Die Grüne Transformation muss jetzt vorangetrieben werden.

Die Bürgerinnen und Bürger sprechen sich wie bereits in den Vorjahren mit großer Mehrheit für gemeinsame Investitionen in Zukunftsthemen aus. Eine Mehrheit von 56 Prozent unterstützt zudem konkret einen EU-Investitionsfonds zur Förderung einer grünen klimaneutralen Industrie in Europa. Welches sollten aus deiner Sicht die nächsten Schritte in Richtung Zukunftsinvestitionen sein?

Die Grüne Transformation muss jetzt vorangetrieben werden, wenn wir die Pariser Klimaziele noch einigermaßen erreichen wollen. Wir müssen auf erneuerbare Energien setzen und Unternehmen dabei unterstützen, klimaneutral zu produzieren. Große energieintensive Industrieunternehmen wie etwa ThyssenKrupp rechnen für die Zukunft fest mit grünem Wasserstoff. Die Industrie ist also bereit, aber sie muss auch unterstützt werden. Und zwar überall - nicht nur in Deutschland, auch in Italien oder Polen. Die USA machen es vor und gewähren Unternehmen, die klimaneutral produzieren, massive Steuernachlässe. Wenn wir nicht wollen, dass die europäische Industrie auf absehbare Zeit museumsreif ist, weil alle innovativen Unternehmen abgewandert sind, dann müssen wir jetzt massiv in erneuerbare Energien und klimaneutrale Technologien investieren. Wir müssen - analog zum Corona-Fonds - einen gemeinsamen europäischen Investitionsfonds schaffen.

Beim russischen Angriffskrieg geht es auch um die Verteidigung unserer modernen demokratischen Gesellschaftsordnung.

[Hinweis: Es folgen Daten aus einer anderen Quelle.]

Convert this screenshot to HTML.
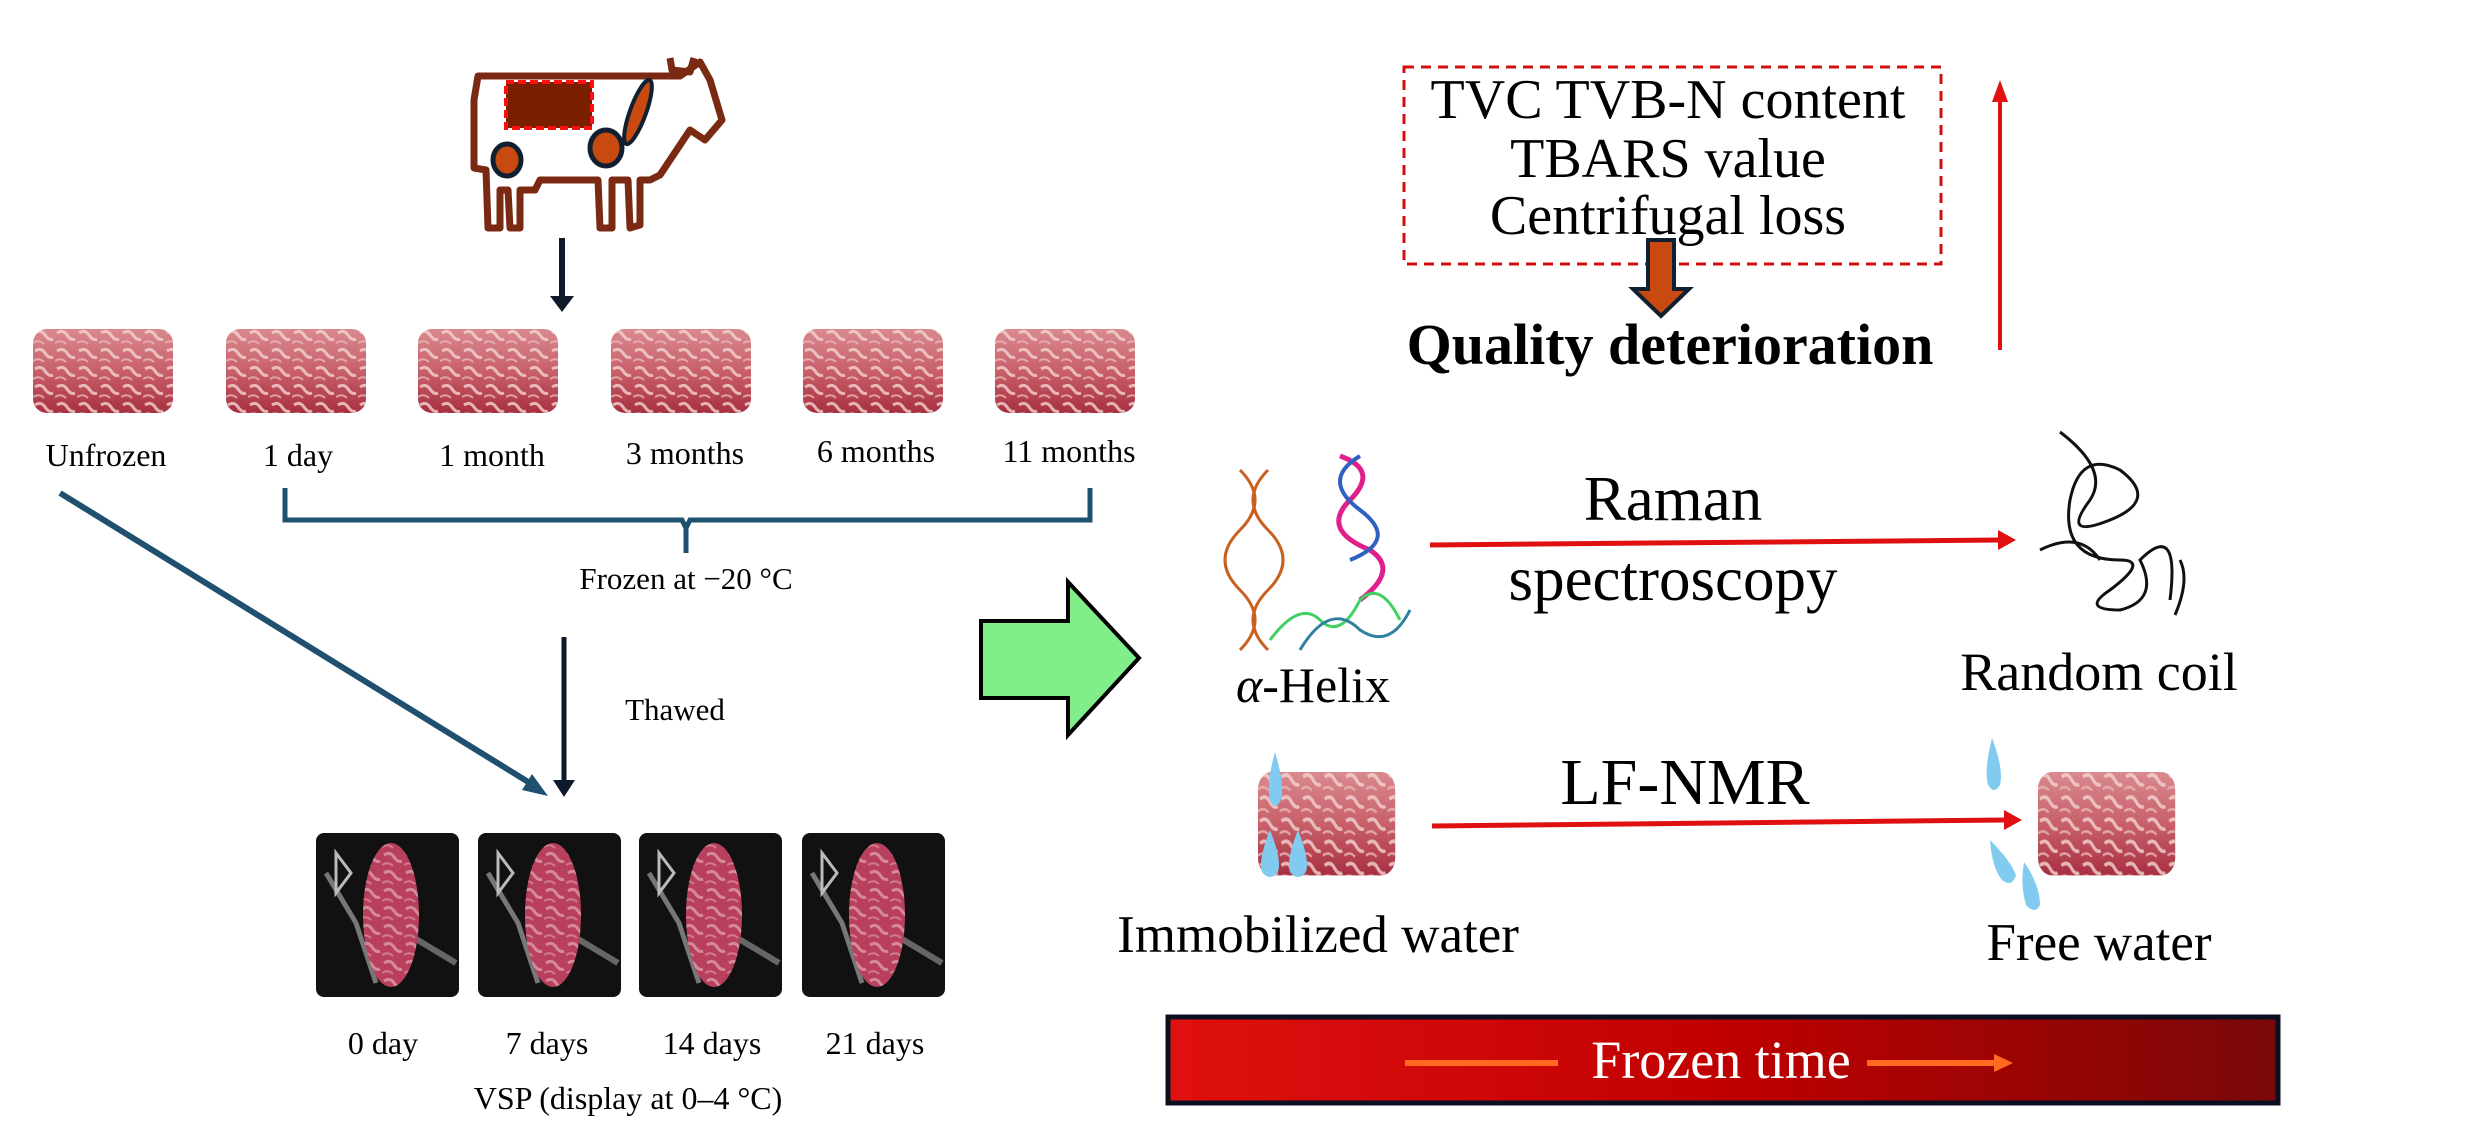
<!DOCTYPE html>
<html><head><meta charset="utf-8"><style>
html,body{margin:0;padding:0;background:#fff;}
svg{display:block}
text{font-family:"Liberation Serif",serif;fill:#000}
</style></head><body>
<svg width="2481" height="1138" viewBox="0 0 2481 1138" xmlns="http://www.w3.org/2000/svg">
<defs>
<linearGradient id="meat" x1="0" y1="0" x2="0" y2="1">
<stop offset="0" stop-color="#d98a8e"/><stop offset="0.5" stop-color="#c8606a"/><stop offset="1" stop-color="#a83040"/>
</linearGradient>
<pattern id="marb" width="22" height="18" patternUnits="userSpaceOnUse">
<path d="M2 4 Q8 0 12 6 T20 10" stroke="#f3d3d3" stroke-width="3" fill="none"/>
<path d="M0 14 Q6 10 11 15" stroke="#e9b8bb" stroke-width="2" fill="none"/>
</pattern>
<g id="meatpc">
<rect x="0" y="0" width="140" height="84" rx="14" fill="url(#meat)"/>
<rect x="0" y="0" width="140" height="84" rx="14" fill="url(#marb)" opacity="0.8"/>
</g>
<g id="tray">
<rect x="0" y="0" width="143" height="164" rx="8" fill="#111"/>
<path d="M10 40 L40 90 L60 150" stroke="#777" stroke-width="5" fill="none"/>
<path d="M20 20 L35 40 L20 60 Z" stroke="#bbb" stroke-width="3" fill="none"/>
<path d="M90 100 L140 130" stroke="#666" stroke-width="6"/>
<ellipse cx="75" cy="82" rx="28" ry="72" fill="#b8405e"/>
<ellipse cx="75" cy="82" rx="28" ry="72" fill="url(#marb)" opacity="0.5"/>
</g>
<linearGradient id="bar" x1="0" y1="0" x2="1" y2="0">
<stop offset="0" stop-color="#e01010"/><stop offset="0.5" stop-color="#c00000"/><stop offset="1" stop-color="#7a0808"/>
</linearGradient>
</defs>

<!-- Cow -->
<g stroke="#7a2a12" stroke-width="7" fill="none" stroke-linejoin="round">
<path d="M478 76 L680 76 L700 62 L710 80 L722 120 L705 140 L690 130 L670 160 L660 175 L650 180 L640 180 L640 225 L630 228 L628 180 L612 180 L612 228 L600 228 L598 180 L540 180 L535 190 L520 190 L520 228 L510 228 L508 190 L500 190 L500 228 L488 228 L486 170 L474 168 L474 100 Z"/>
<path d="M670 58 L672 70 L690 72 L694 58"/>
</g>
<rect x="506" y="82" width="86" height="46" fill="#7a2000" stroke="#ff1010" stroke-width="4" stroke-dasharray="8 4"/>
<ellipse cx="638" cy="112" rx="8" ry="34" transform="rotate(20 638 112)" fill="#c84a10" stroke="#102030" stroke-width="4"/>
<ellipse cx="606" cy="148" rx="16" ry="18" fill="#c84a10" stroke="#102030" stroke-width="5"/>
<ellipse cx="507" cy="160" rx="14" ry="16" fill="#c84a10" stroke="#102030" stroke-width="5"/>

<line x1="562" y1="238" x2="562" y2="300" stroke="#0c1a2a" stroke-width="6"/>
<path d="M550 296 L574 296 L562 312 Z" fill="#0c1a2a"/>

<use href="#meatpc" x="33" y="329"/>
<use href="#meatpc" x="226" y="329"/>
<use href="#meatpc" x="418" y="329"/>
<use href="#meatpc" x="611" y="329"/>
<use href="#meatpc" x="803" y="329"/>
<use href="#meatpc" x="995" y="329"/>
<g font-size="32" text-anchor="middle">
<text x="106" y="466">Unfrozen</text>
<text x="298" y="466">1 day</text>
<text x="492" y="466">1 month</text>
<text x="685" y="464">3  months</text>
<text x="876" y="462">6  months</text>
<text x="1069" y="462">11 months</text>
</g>
<path d="M285 488 L285 520 L682 520 L686 528 L690 520 L1090 520 L1090 488 M686 524 L686 553" stroke="#1f5070" stroke-width="5" fill="none"/>
<text x="686" y="589" font-size="31" text-anchor="middle">Frozen at −20 °C</text>

<line x1="60" y1="493" x2="538" y2="788" stroke="#1f5070" stroke-width="6"/>
<path d="M548 796 L522 790 L532 774 Z" fill="#1f5070"/>
<line x1="564" y1="637" x2="564" y2="782" stroke="#0c1a2a" stroke-width="5"/>
<path d="M553 780 L575 780 L564 797 Z" fill="#0c1a2a"/>
<text x="675" y="720" font-size="31" text-anchor="middle">Thawed</text>

<use href="#tray" x="316" y="833"/>
<use href="#tray" x="478" y="833"/>
<use href="#tray" x="639" y="833"/>
<use href="#tray" x="802" y="833"/>
<g font-size="32" text-anchor="middle">
<text x="383" y="1054">0 day</text>
<text x="547" y="1054">7 days</text>
<text x="712" y="1054">14 days</text>
<text x="875" y="1054">21 days</text>
<text x="628" y="1109">VSP (display at 0–4 °C)</text>
</g>

<path d="M981 621 L1068 621 L1068 582 L1139 658 L1068 735 L1068 698 L981 698 Z" fill="#80ef8a" stroke="#000" stroke-width="4"/>

<rect x="1404" y="67" width="537" height="197" fill="none" stroke="#d01010" stroke-width="3" stroke-dasharray="10 7"/>
<g font-size="56" text-anchor="middle">
<text x="1668" y="118">TVC TVB-N content</text>
<text x="1668" y="177">TBARS value</text>
<text x="1668" y="234">Centrifugal loss</text>
</g>
<path d="M1648 240 L1674 240 L1674 289 L1689 289 L1661 316 L1633 289 L1648 289 Z" fill="#c84a10" stroke="#102030" stroke-width="4"/>
<text x="1670" y="364" font-size="58" font-weight="bold" text-anchor="middle">Quality deterioration</text>
<line x1="2000" y1="350" x2="2000" y2="100" stroke="#e01010" stroke-width="4"/>
<path d="M1992 102 L2008 102 L2000 80 Z" fill="#e01010"/>

<g fill="none" stroke-width="3">
<path d="M1240 470 Q1270 500 1240 530 Q1210 560 1240 590 Q1270 620 1240 650" stroke="#c86020"/>
<path d="M1268 470 Q1238 500 1268 530 Q1298 560 1268 590 Q1238 620 1268 650" stroke="#c86020"/>
<path d="M1340 456 Q1380 470 1350 500 Q1320 530 1370 550 Q1400 570 1360 600" stroke="#e0208a" stroke-width="5"/>
<path d="M1360 456 Q1320 480 1360 510 Q1400 540 1350 560" stroke="#3060c0" stroke-width="4"/>
<path d="M1270 640 Q1300 600 1320 620 Q1340 640 1360 600 Q1380 580 1400 620" stroke="#40d060"/>
<path d="M1300 650 Q1330 600 1360 630 Q1390 650 1410 610" stroke="#3080a0"/>
</g>
<path d="M2060 432 Q2110 470 2090 500 Q2060 540 2110 520 Q2160 500 2120 470 Q2080 450 2070 500 Q2060 560 2120 560 Q2150 560 2110 590 Q2080 610 2120 610 Q2160 600 2140 560 Q2180 520 2170 600 M2040 550 Q2080 530 2100 560 M2180 560 Q2190 580 2175 615" fill="none" stroke="#111" stroke-width="3"/>

<line x1="1430" y1="545" x2="2000" y2="540" stroke="#e01010" stroke-width="5"/>
<path d="M1998 530 L2016 540 L1998 550 Z" fill="#e01010"/>
<text x="1673" y="520" font-size="63" text-anchor="middle">Raman</text>
<text x="1673" y="600" font-size="63" text-anchor="middle">spectroscopy</text>
<text x="1313" y="702" font-size="50" text-anchor="middle"><tspan font-style="italic">α</tspan>-Helix</text>
<text x="2099" y="690" font-size="54" text-anchor="middle">Random coil</text>

<use href="#meatpc" transform="translate(1258 772) scale(0.98 1.23)"/>
<g fill="#80cbef">
<path d="M1275 752 Q1266 785 1270 800 Q1275 812 1281 800 Q1285 785 1275 752 Z"/>
<path d="M1270 830 Q1258 860 1262 872 Q1270 882 1278 872 Q1282 860 1270 830 Z"/>
<path d="M1298 830 Q1286 860 1290 872 Q1298 882 1306 872 Q1310 860 1298 830 Z"/>
<path d="M1992 738 Q1984 770 1988 785 Q1994 795 2000 785 Q2004 770 1992 738 Z"/>
<path d="M1990 840 Q2010 860 2016 875 Q2012 888 2002 880 Q1992 868 1990 840 Z"/>
<path d="M2024 862 Q2040 885 2040 905 Q2035 915 2026 905 Q2020 885 2024 862 Z"/>
</g>
<use href="#meatpc" transform="translate(2038 772) scale(0.98 1.23)"/>
<line x1="1432" y1="826" x2="2005" y2="820" stroke="#e01010" stroke-width="5"/>
<path d="M2004 810 L2022 820 L2004 830 Z" fill="#e01010"/>
<text x="1685" y="804" font-size="66" text-anchor="middle">LF-NMR</text>
<text x="1318" y="952" font-size="53" text-anchor="middle">Immobilized water</text>
<text x="2099" y="960" font-size="53" text-anchor="middle">Free water</text>

<rect x="1168" y="1017" width="1110" height="86" fill="url(#bar)"/>
<rect x="1168" y="1017" width="1110" height="86" fill="none" stroke="#0a1020" stroke-width="5"/>
<line x1="1405" y1="1063" x2="1558" y2="1063" stroke="#ff6a20" stroke-width="6"/>
<line x1="1867" y1="1063" x2="1998" y2="1063" stroke="#ff6a20" stroke-width="6"/>
<path d="M1994 1054 L2013 1063 L1994 1072 Z" fill="#ff6a20"/>
<text x="1721" y="1078" font-size="54" text-anchor="middle" style="fill:#fff">Frozen time</text>
</svg>
</body></html>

Eine letzte Frage zum Abschluss: Du setzt dich stark für Rechtsstaatlichkeit und Minderheitenrechte ein. Mit dem russischen Angriffskrieg auf die Ukraine steht Europa vor neuen Herausforderungen. Wie können wir verhindern, dass Demokratiefragen den neuen Imperativen der europäischen Sicherheit und den dafür nötigen Allianzen in der EU untergeordnet werden.

Beim russischen Angriffskrieg auf die Ukraine geht es doch darum: Gewaltsam will Putin sein autoritäres System seinem souveränen Nachbarstaat überstülpen, weil dieser sich für die Öffnung Richtung EU und damit für das Modell der wertebasierten freiheitlichen Demokratie nach westlichem Vorbild entschieden hat. Es geht hier also auch um die Verteidigung unserer modernen demokratischen Gesellschaftsordnung, die auf Rechtsstaatlichkeit, Grundrechten und Grundfreiheiten gebaut ist. Wenn die europäische Solidarität gegen Putins Angriffskrieg nun dazu führt, dass die Aushöhlung des demokratischen Rechtsstaates geduldet wird, ist das der größte Fehler, den wir begehen können.